Preliminary investigation to combustion in a SI engine with direct ethanol injection and port gasoline injection (EDI+GPI)

Publication Type:
Conference Proceeding
Citation:
Proceedings of the 18th Australasian Fluid Mechanics Conference, AFMC 2012, 2012
Issue Date:
2012-01-01
Full metadata record
Ethanol fuel, as a renewable fuel can play an important role in addressing the critical issue of energy resources if it is used in a proper way. Ethanol direct injection plus gasoline port injection (EDI+GPI) is such a new way to enable substantial improvement in engine efficiency and emission reduction in spark ignition engines. This paper reports our preliminary investigation to the combustion and emissions in this new dual fuel injection system. Experiments were conducted on a single-cylinder spark ignition engine equipped with EDI+GPI. In the experiments, the ethanol/gasoline volumetric percentage (EVP) was varied from 0% (gasoline fuel only) to 71%. Mass burnt fraction and indicated mean effective pressure (IMEP) were calculated from the measured cylinder pressure for analysing the combustion process. The variance of IMEP, reduced with the increased EVP, showed that the combustion stability was improved by the direct injection of ethanol fuel.

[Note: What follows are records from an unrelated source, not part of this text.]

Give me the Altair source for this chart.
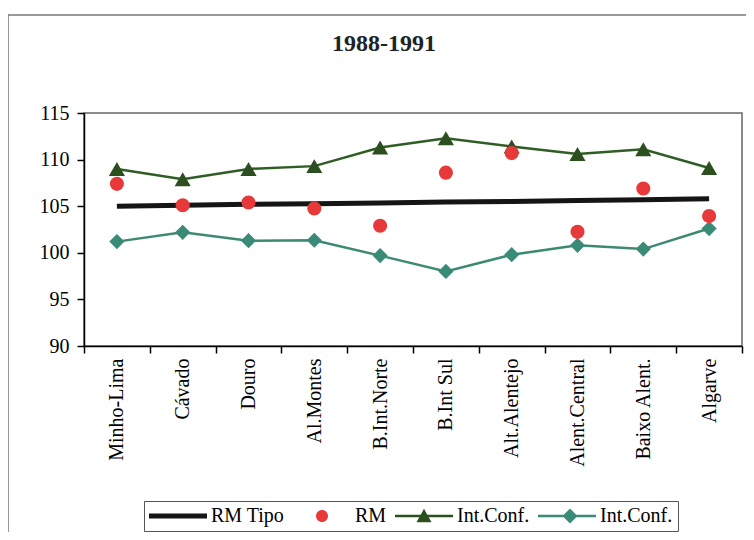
import altair as alt
import pandas as pd

# ---- data ----
regions = ["Minho-Lima", "Cávado", "Douro", "Al.Montes", "B.Int.Norte",
           "B.Int Sul", "Alt.Alentejo", "Alent.Central", "Baixo Alent.", "Algarve"]
rm_tipo = [105.0, 105.1, 105.2, 105.25, 105.35, 105.45, 105.5, 105.6, 105.7, 105.8]
rm = [107.4, 105.1, 105.4, 104.75, 102.9, 108.6, 110.7, 102.25, 106.9, 103.95]
ic_sup = [109.0, 107.9, 109.0, 109.3, 111.3, 112.3, 111.4, 110.6, 111.1, 109.1]
ic_inf = [101.2, 102.2, 101.3, 101.35, 99.7, 98.0, 99.8, 100.8, 100.4, 102.6]
y_ticks = [90, 95, 100, 105, 110, 115]
legend_keys = ["tipo", "rm", "sup", "inf"]
legend_labels = ["RM Tipo", "RM", "Int.Conf.", "Int.Conf."]
title_text = "1988-1991"

# ---- styles ----
FONT = "Liberation Serif"
C_TIPO = "#151515"
C_RM = "#e8393a"
C_SUP_LINE = "#2f5d24"
C_SUP_PT = "#2b4f1e"
C_INF_LINE = "#3d8a72"
C_INF_PT = "#3a8a78"
W, H = 658, 233
PAD = {"left": 76, "top": 105, "right": 4, "bottom": 186}

df = pd.DataFrame({"region": regions, "rm_tipo": rm_tipo, "rm": rm,
                   "ic_sup": ic_sup, "ic_inf": ic_inf})

x_enc = alt.X("region:N", sort=regions,
              scale=alt.Scale(type="band", paddingInner=0, paddingOuter=0),
              axis=alt.Axis(title=None, labelAngle=270, labelAlign="right",
                            labelBaseline="middle", tickBand="extent",
                            tickSize=7, labelPadding=5,
                            labelFont=FONT, labelFontSize=20, labelColor="black"))


def y_enc(field):
    return alt.Y(f"{field}:Q",
                 scale=alt.Scale(domain=[90, 115], nice=False, zero=False),
                 axis=alt.Axis(title=None, values=y_ticks, grid=False,
                               tickSize=7, labelPadding=8,
                               labelFont=FONT, labelFontSize=20, labelColor="black"))


base = alt.Chart(df).encode(x=x_enc)

tipo = base.mark_line(color=C_TIPO, strokeWidth=5).encode(y=y_enc("rm_tipo"))
sup_line = base.mark_line(color=C_SUP_LINE, strokeWidth=2.5).encode(y=y_enc("ic_sup"))
sup_pts = base.mark_point(shape="triangle-up", filled=True, size=260,
                          color=C_SUP_PT, opacity=1).encode(y=y_enc("ic_sup"))
inf_line = base.mark_line(color=C_INF_LINE, strokeWidth=2.5).encode(y=y_enc("ic_inf"))
inf_pts = base.mark_point(shape="diamond", filled=True, size=230,
                          color=C_INF_PT, opacity=1).encode(y=y_enc("ic_inf"))
rm_pts = base.mark_circle(size=200, color=C_RM, opacity=1).encode(y=y_enc("rm"))

# ---- legend (from scales with explicit domain; no marks drawn) ----
legend_paths = [
    "M-1,-0.25H4.8V0.25H-1Z",
    "M2.5,0A0.6,0.6,0,1,1,1.3,0A0.6,0.6,0,1,1,2.5,0Z",
    "M-1,-0.13H4.8V0.13H-1Z M1.9,-0.72L2.65,0.62L1.15,0.62Z",
    "M-1,-0.13H4.8V0.13H-1Z M2.2,-0.75L2.95,0L2.2,0.75L1.45,0Z",
]
legend_colors = [C_TIPO, C_RM, C_SUP_PT, C_INF_PT]
label_map = "{" + ",".join(f"'{k}':'{v}'" for k, v in zip(legend_keys, legend_labels)) + "}"
leg = alt.Legend(title=None, orient="none", legendX=60, legendY=388,
                 direction="horizontal", columns=4,
                 labelExpr=f"{label_map}[datum.label]",
                 labelFont=FONT, labelFontSize=20, labelColor="black",
                 symbolSize=400, symbolStrokeWidth=0, symbolOpacity=1,
                 labelOffset=42, columnPadding=8,
                 strokeColor="#555", padding=5)
legend_layer = alt.Chart(pd.DataFrame({"key": legend_keys})).transform_filter(
    "false").mark_point(filled=True, opacity=1).encode(
    color=alt.Color("key:N", scale=alt.Scale(domain=legend_keys, range=legend_colors), legend=leg),
    shape=alt.Shape("key:N", scale=alt.Scale(domain=legend_keys, range=legend_paths), legend=leg),
)

# ---- outer frame decoration ----
frame_df = pd.DataFrame({"k": [0]})
frame_left = alt.Chart(frame_df).mark_rule(color="#777", strokeWidth=1.5).encode(
    x=alt.value(-PAD["left"]), y=alt.value(-98), y2=alt.value(H + PAD["bottom"]))
frame_top = alt.Chart(frame_df).mark_rule(color="#777", strokeWidth=1.5).encode(
    x=alt.value(-PAD["left"]), x2=alt.value(W + PAD["right"]), y=alt.value(-98))

chart = alt.layer(
    frame_left, frame_top, tipo, sup_line, inf_line, sup_pts, inf_pts, rm_pts, legend_layer
).properties(
    width=W, height=H,
    autosize=alt.AutoSizeParams(type="none"),
    padding=PAD,
    background="white",
    title=alt.TitleParams(title_text, font=FONT, fontSize=24, fontWeight="bold",
                          color="#222", anchor="middle", dx=-29, offset=-61,
                          baseline="alphabetic"),
).configure_view(
    stroke="#666", strokeWidth=1.5
).configure_axis(
    labelFont=FONT, labelFontSize=20, labelColor="black",
    domainColor="black", tickColor="black", domainWidth=1.5, tickWidth=1.5
)

chart.save("out.html", embed_options={"renderer": "svg", "actions": False})
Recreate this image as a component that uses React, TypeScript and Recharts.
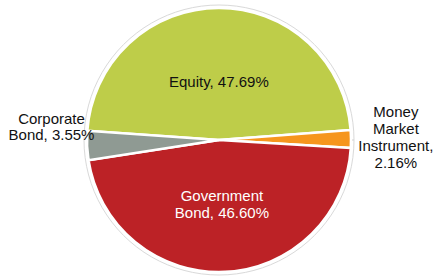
import React from 'react';
import { PieChart, Pie, Cell } from 'recharts';

const categories = ['Equity', 'Money Market Instrument', 'Government Bond', 'Corporate Bond'];
const values = [47.69, 2.16, 46.6, 3.55];
const colors = ['#BECD49', '#F6961E', '#BC2226', '#8F9A93'];
const labelLines = [
  ['Equity, 47.69%'],
  ['Money', 'Market', 'Instrument,', '2.16%'],
  ['Government', 'Bond, 46.60%'],
  ['Corporate', 'Bond, 3.55%'],
];
const labelColors = ['#111', '#111', '#fff', '#111'];
// radius factor and vertical shift per label
const labelPlace = [
  { rf: 0.45, dy: 0 },
  { rf: 1.34, dy: -2 },
  { rf: 0.48, dy: 0 },
  { rf: 1.27, dy: -21 },
];

const data = categories.map((name, i) => ({ name, value: values[i] }));
const ring = [{ name: 'ring', value: 1 }];

const RAD = Math.PI / 180;

const renderLabel = (props: any) => {
  const { cx, cy, midAngle, outerRadius, index } = props;
  const p = labelPlace[index];
  const r = outerRadius * p.rf;
  const x = cx + r * Math.cos(-midAngle * RAD);
  const y = cy + r * Math.sin(-midAngle * RAD) + p.dy;
  const lines = labelLines[index];
  const lh = 16.8;
  const y0 = y - ((lines.length - 1) * lh) / 2;
  return (
    <text
      x={x}
      y={y0}
      textAnchor="middle"
      dominantBaseline="central"
      fill={labelColors[index]}
      fontSize={15}
      fontFamily="Liberation Sans, Arial, sans-serif"
    >
      {lines.map((l, i) => (
        <tspan key={i} x={x} y={y0 + i * lh} dominantBaseline="central">
          {l}
        </tspan>
      ))}
    </text>
  );
};

export default function App() {
  return (
    <div style={{ position: 'absolute', left: 0, top: 0, width: 435, height: 278, background: '#fff' }}>
      <PieChart width={435} height={278} margin={{ top: 0, right: 0, bottom: 0, left: 0 }}>
        <Pie
          data={ring}
          dataKey="value"
          cx={219}
          cy={140}
          outerRadius={135}
          fill="#ffffff"
          stroke="#d9d9d9"
          strokeWidth={1}
          isAnimationActive={false}
        />
        <Pie
          data={data}
          dataKey="value"
          nameKey="name"
          cx={219}
          cy={140}
          outerRadius={132}
          startAngle={176}
          endAngle={-184}
          stroke="#ffffff"
          strokeWidth={2.5}
          label={renderLabel}
          labelLine={false}
          isAnimationActive={false}
        >
          {data.map((d, i) => (
            <Cell key={d.name} fill={colors[i]} />
          ))}
        </Pie>
      </PieChart>
    </div>
  );
}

The effect of EVP on initial, early and major combustion time periods showed that ethanol fuel's higher combustion velocity and low ignition energy might contribute to accelerating the flame propagating, shortening the combustion periods and reducing the combustion temperature when EVP was less than 48%. However further increase of EVP when it was over 48% resulted in a negative effect on combustion which might be caused by the ethanol fuel's over cooling effect. Hydrocarbon and carbon monoxide emission increased and nitric oxide emission decreased with the increase of EVP.